Decía el poeta que la verdadera patria del hombre es la infancia. Los de mi quinta, tipos que ya han superado la sesentena, nos tiramos buena parte de nuestro periodo infantil con el culo pegado a la butaca de un cine de sesión doble. Habitábamos una pequeña patria formada por el Cine Goya, el Avenida, el gigantesco Colón, el Capitol, el Teatro Circo o el modesto Principal, en la que reinaban como dioses absolutos una generación de actores invencibles, expertos en repartir bofetadas, tiros y certeras estocadas en el corazón. Tal vez por eso, la noticia del fallecimiento de Kirk Douglas nos ha dejado desarbolados y con la misma sensación de orfandad del que pierde a un familiar cercano.
Antes de iniciar esta expedición a la nostalgia, hay que subrayar que en aquellos días de salas de cine catedralicias sólo existían (al menos, para nosotros) cuatro géneros cinematográficos: las películas de vaqueros, las de romanos, las de espadas y las de risa. En aquellas cuatro categorías estaba perfectamente resumido todo el cine que le interesaba a aquella chiquillería cinéfila, que solía amortizar el precio de su entrada con toda clase de aplausos y pateos a favor de los buenos y de abucheos contra el malo. En aquellos tiempos dichosos, ni siquiera sabíamos que las películas tenían directores, guionistas o productores. Los actores, cuya efigie nos impresionaba desde el impacto visual de los carteles anunciadores, eran los amos absolutos de aquel invento.

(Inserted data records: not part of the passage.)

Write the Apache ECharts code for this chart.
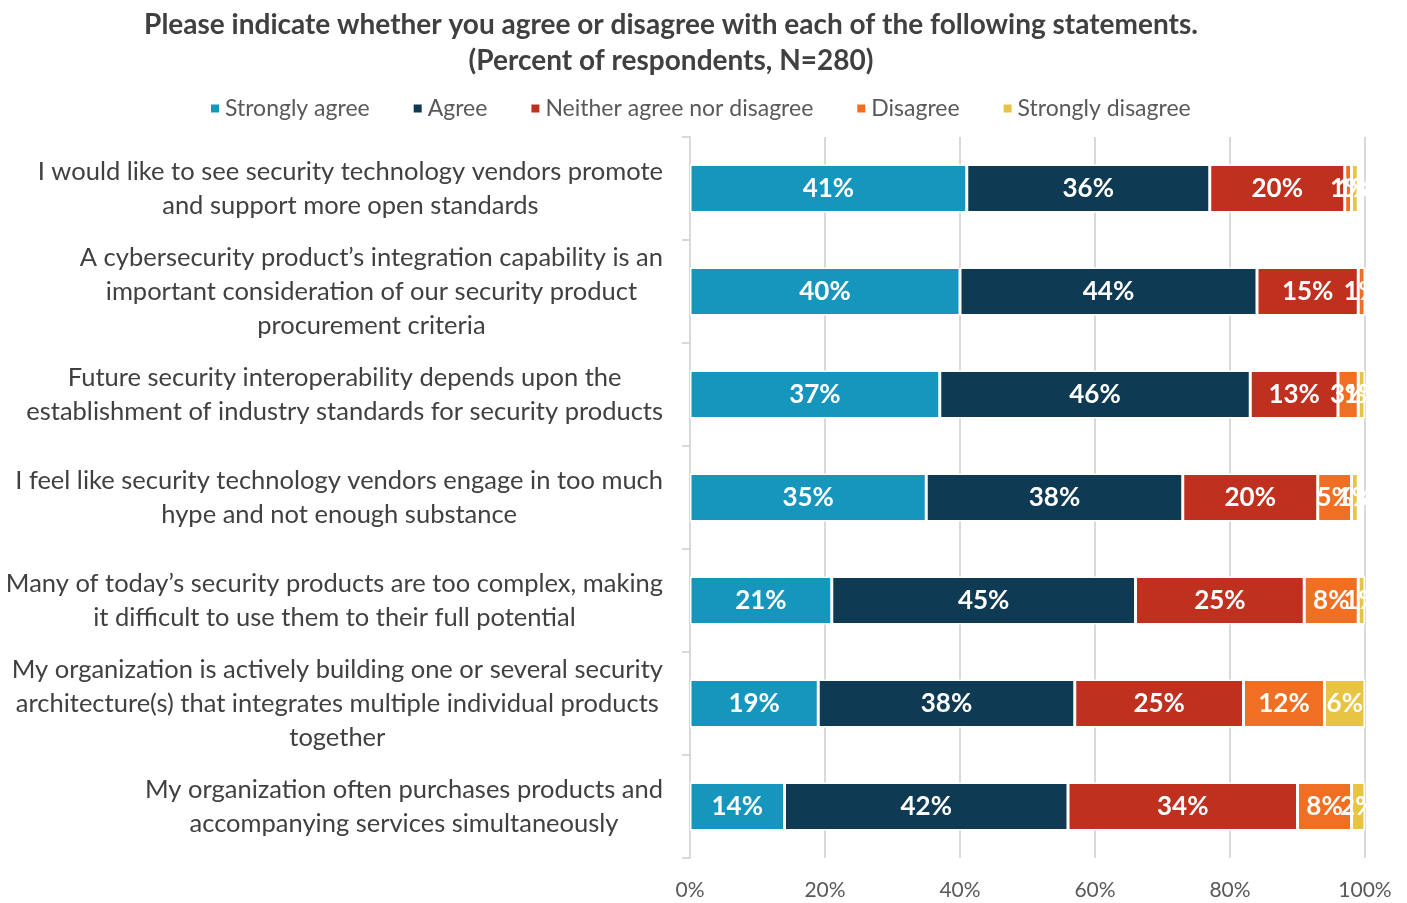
<!DOCTYPE html>
<html>
<head>
<meta charset="utf-8">
<script src="https://cdn.jsdelivr.net/npm/echarts@6/dist/echarts.min.js"></script>
<style>
  html, body { margin: 0; padding: 0; background: #fff; }
  #chart { width: 1407px; height: 903px; }
</style>
</head>
<body>
<div id="chart"></div>
<script>
// Survey statements (top to bottom), wrapped as displayed
const statements = [
  'I would like to see security technology vendors promote\nand support more open standards',
  'A cybersecurity product\u2019s integration capability is an\nimportant consideration of our security product\nprocurement criteria',
  'Future security interoperability depends upon the\nestablishment of industry standards for security products',
  'I feel like security technology vendors engage in too much\nhype and not enough substance',
  'Many of today\u2019s security products are too complex, making\nit difficult to use them to their full potential',
  'My organization is actively building one or several security\narchitecture(s) that integrates multiple individual products\ntogether',
  'My organization often purchases products and\naccompanying services simultaneously'
];

const seriesNames = ['Strongly agree', 'Agree', 'Neither agree nor disagree', 'Disagree', 'Strongly disagree'];
const seriesColors = ['#1796bd', '#0e3b53', '#c0301f', '#f06f22', '#e8c443'];

// Percent of respondents per statement, one array per response
const stronglyAgree    = [41, 40, 37, 35, 21, 19, 14];
const agree            = [36, 44, 46, 38, 45, 38, 42];
const neither          = [20, 15, 13, 20, 25, 25, 34];
const disagree         = [1, 1, 3, 5, 8, 12, 8];
const stronglyDisagree = [1, 0, 1, 1, 1, 6, 2];

const xTicks = [0, 20, 40, 60, 80, 100];

const FONT = 'Lato';
const seriesValues = [stronglyAgree, agree, neither, disagree, stronglyDisagree];

const chart = echarts.init(document.getElementById('chart'));

const series = seriesNames.map((name, i) => ({
  name: name,
  type: 'bar',
  stack: 'total',
  barWidth: 48,
  data: seriesValues[i],
  itemStyle: { color: seriesColors[i], borderColor: '#ffffff', borderWidth: 1.5 },
  label: {
    show: true,
    position: 'inside',
    color: '#ffffff',
    fontFamily: FONT,
    fontWeight: 'bold',
    fontSize: 26,
    formatter: p => (p.value > 0 ? p.value + '%' : '')
  },
  emphasis: { disabled: true }
}));

chart.setOption({
  animation: false,
  textStyle: { fontFamily: FONT },
  title: {
    text: 'Please indicate whether you agree or disagree with each of the following statements.\n(Percent of respondents, N=280)',
    left: 666,
    top: 2,
    textAlign: 'center',
    textStyle: {
      fontFamily: FONT,
      fontSize: 28,
      fontWeight: 'bold',
      color: '#404040',
      lineHeight: 36,
      align: 'center'
    }
  },
  legend: {
    top: 92,
    left: 204,
    itemGap: 42,
    icon: 'rect',
    itemWidth: 10,
    itemHeight: 10,
    textStyle: { fontFamily: FONT, fontSize: 23, color: '#595959' },
    data: seriesNames
  },
  grid: { left: 690, right: 42, top: 137, bottom: 45, containLabel: false },
  xAxis: {
    type: 'value',
    min: xTicks[0],
    max: xTicks[xTicks.length - 1],
    interval: 20,
    axisLine: { show: false },
    axisTick: { show: false },
    splitLine: { show: true, lineStyle: { color: '#d9d9d9', width: 2 } },
    axisLabel: {
      margin: 22,
      fontFamily: FONT,
      fontSize: 21,
      color: '#595959',
      formatter: v => v + '%'
    }
  },
  yAxis: {
    type: 'category',
    inverse: true,
    data: statements,
    axisLine: { show: true, lineStyle: { color: '#d9d9d9', width: 2 } },
    axisTick: { show: true, length: 8, lineStyle: { color: '#d9d9d9', width: 2 } },
    axisLabel: {
      margin: 27,
      align: 'right',
      interval: 0,
      formatter: v => v.split('\n').map(l => '{c|' + l + '}').join('\n'),
      rich: {
        c: {
          align: 'center',
          fontFamily: FONT,
          fontSize: 25.5,
          lineHeight: 34,
          color: '#404040'
        }
      }
    }
  },
  series: series
});
</script>
</body>
</html>
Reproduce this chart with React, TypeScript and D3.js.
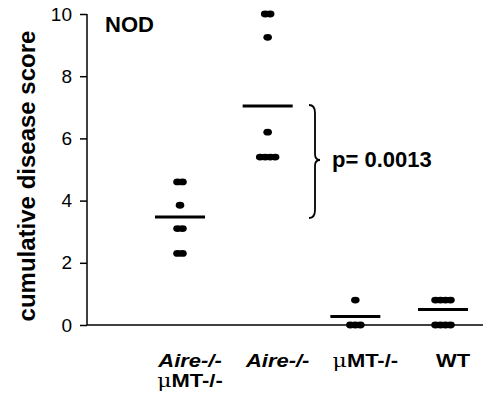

Hollywood nos proporcionó a los chavales de la época un Olimpo divertido y a un precio asequible. Cada uno tenía sus propios héroes. Había defensores a ultranza de Burt Lancaster y de su legendaria capacidad para hacer piruetas y para soltar estruendosas risotadas. Otros preferían a un John Wayne más hierático, pero siempre cumplidor y justiciero. Los partidarios de Errol Flynn alababan su encanto sonriente y su capacidad para mantener el aire guerrero vestido con unos increíbles leotardos verdes de Robin Hood. Alan Ladd tenía su particular club de fans entre los más bajitos de la cuadrilla, reconfortados por la imagen de un vaquero de metro cincuenta de estatura repartiendo estopa a toda una banda de cuatreros sin ni siquiera despeinarse el flequillo. En aquella lista interminable de pesos pesados nunca faltaba Kirk Douglas; se admiraba su hoyuelo, su chulería incontrolable, su energía contagiosa y sobre todo su habilidad para desempeñar todo tipo de papeles. Aquel camaleón humano ejercía con igual destreza de jefe de un clan de sanguinarios vikingos, de sheriff más rápido del Oeste, de bandido encantador, de gladiador heroico o de hiperactivo Ned Land en una versión magnífica de “20.000 leguas de viaje submarino” de Verne. Alrededor de la figura de Douglas existía una cierta unanimidad infantil y todos sabíamos que acudir a una de sus películas era siempre una apuesta segura. Nunca fallaba.
Luego, pasó lo que tenía que pasar. Nos hicimos mayores. Las películas se hicieron más oscuras y complicadas y en ellas resultaba difícil distinguir al bueno del malo. Los espectaculares cines alcoyanos fueron derribados uno tras otro por la piqueta para construir simagos o bloques de pisos. Empezamos a enterarnos de que las películas tenían director y hasta un tío que se llamaba guionista. Llegaron la tele, las salas en miniatura, el internet y las plataformas digitales. Todo aquel mundo se disolvió en muy pocos años y aquellas tardes triunfales de tiroteos, cabalgadas y espadachines se perdieron en la memoria aplastadas por un alud de material audiovisual que nos llegaba por tierra, mar y aire.
Su persistente negativa a morirse, convirtió a Kirk Douglas en el último mohicano de aquella generación dorada y le añadió al personaje un suplemento de heroísmo. Mientras superaba el siglo, sus antiguos fans infantiles (ya calvos y talluditos) nos manteníamos aferrados a aquella figura y la convertimos en la última conexión con aquellas jornadas maravillosas de programa doble en las que entrar en una sala de cine era algo parecido a una aventura. La tristeza llega inevitable y resulta duro decirle adiós a alguien que nos proporcionó tan buenos ratos. Regresar a sus películas clásicas es un ejercicio de nostalgia, que en estos momentos resulta casi obligado. Gracias a la magia del cine, Kirk Douglas seguirá saltando sobre los remos del barco vikingo o luchando contra las legiones de Roma durante toda la eternidad. Y eso se agradece.